* [STATED PROBLEM]: Repeat exactly the lines running from the first line of the data to the line containing "HUMANAS = [0, 0, 0, 0, 2]", both ends included, and nothing else; drop the pictures.

--

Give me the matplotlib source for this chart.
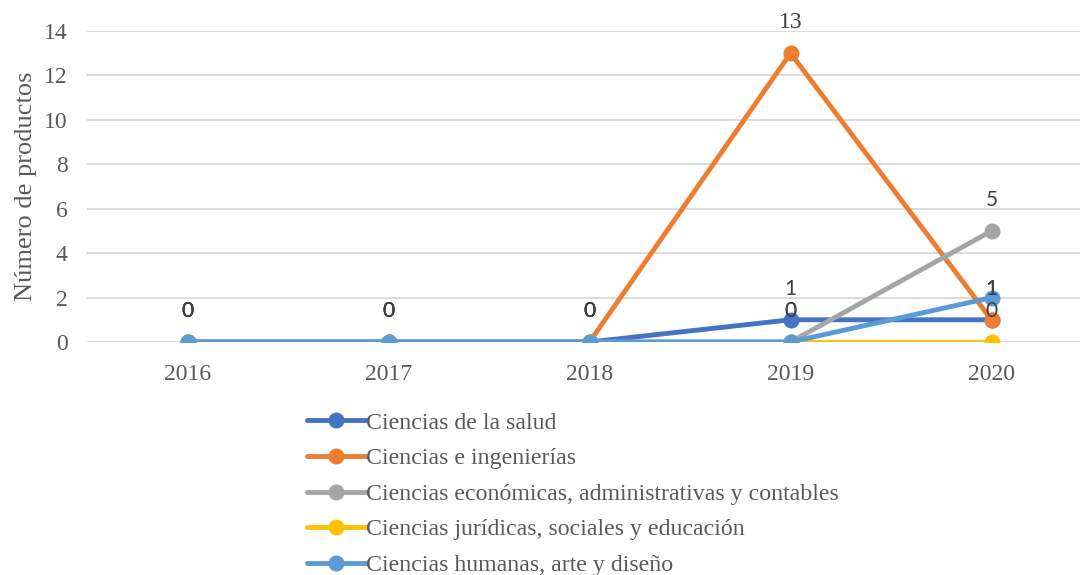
import matplotlib.pyplot as plt

# Datos
YEARS = ["2016", "2017", "2018", "2019", "2020"]
SALUD = [0, 0, 0, 1, 1]
INGENIERIAS = [0, 0, 0, 13, 1]
ECONOMICAS = [0, 0, 0, 0, 5]
JURIDICAS = [0, 0, 0, 0, 0]
HUMANAS = [0, 0, 0, 0, 2]

SERIES = [
    ("Ciencias de la salud", SALUD, "#4472C4", True),
    ("Ciencias e ingenierías", INGENIERIAS, "#ED7D31", True),
    ("Ciencias económicas, administrativas y contables", ECONOMICAS, "#A5A5A5", True),
    ("Ciencias jurídicas, sociales y educación", JURIDICAS, "#FFC000", True),
    ("Ciencias humanas, arte y diseño", HUMANAS, "#5B9BD5", False),
]

SERIF = "Liberation Serif"
GREY = "#595959"

fig = plt.figure(figsize=(10.8, 5.75), dpi=100)
ax = fig.add_axes([87 / 1080, 233 / 575, 1 - 87 / 1080, 311 / 575])

x = list(range(len(YEARS)))
for name, vals, color, _ in SERIES:
    ax.plot(x, vals, color=color, lw=3.5, marker="o", ms=10.5, label=name,
            solid_capstyle="round", zorder=3)

# etiquetas de datos (la serie de humanas no las tiene)
for name, vals, color, labelled in SERIES:
    if not labelled:
        continue
    for xi, v in zip(x, vals):
        big = v >= 10
        ax.annotate(f"{v}", (xi, v), xytext=(0, 22), textcoords="offset points",
                    ha="center", va="center", fontsize=17 if big else 15,
                    color="#404040", family=SERIF if big else "Lato", zorder=5)

ax.set_xlim(-0.5, 4.44)
ax.set_ylim(0, 14)
ax.set_yticks(range(0, 15, 2))
ax.set_xticks(x)
ax.set_xticklabels(YEARS)
ax.grid(axis="y", color="#D9D9D9", lw=1.3, zorder=0)
for s in ax.spines.values():
    s.set_visible(False)
ax.tick_params(length=0, labelsize=17, labelcolor=GREY)
ax.tick_params(axis="y", pad=14)
ax.tick_params(axis="x", pad=16)
for lab in ax.get_xticklabels() + ax.get_yticklabels():
    lab.set_family(SERIF)
ax.set_ylabel("Número de productos", family=SERIF, fontsize=19, color=GREY)
ax.yaxis.set_label_coords(-50 / 993, 0.5)

fig.legend(loc="upper left", bbox_to_anchor=(307 / 1080, 1 - 412 / 575),
           frameon=False, borderpad=0, borderaxespad=0, handlelength=2.45,
           handletextpad=0.0, labelspacing=0.58,
           prop={"family": SERIF, "size": 17.2}, labelcolor=GREY)

fig.savefig("out.png", dpi=100)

--

* [SOLUTION]:
Give me the matplotlib source for this chart.
import matplotlib.pyplot as plt

# Datos
YEARS = ["2016", "2017", "2018", "2019", "2020"]
SALUD = [0, 0, 0, 1, 1]
INGENIERIAS = [0, 0, 0, 13, 1]
ECONOMICAS = [0, 0, 0, 0, 5]
JURIDICAS = [0, 0, 0, 0, 0]
HUMANAS = [0, 0, 0, 0, 2]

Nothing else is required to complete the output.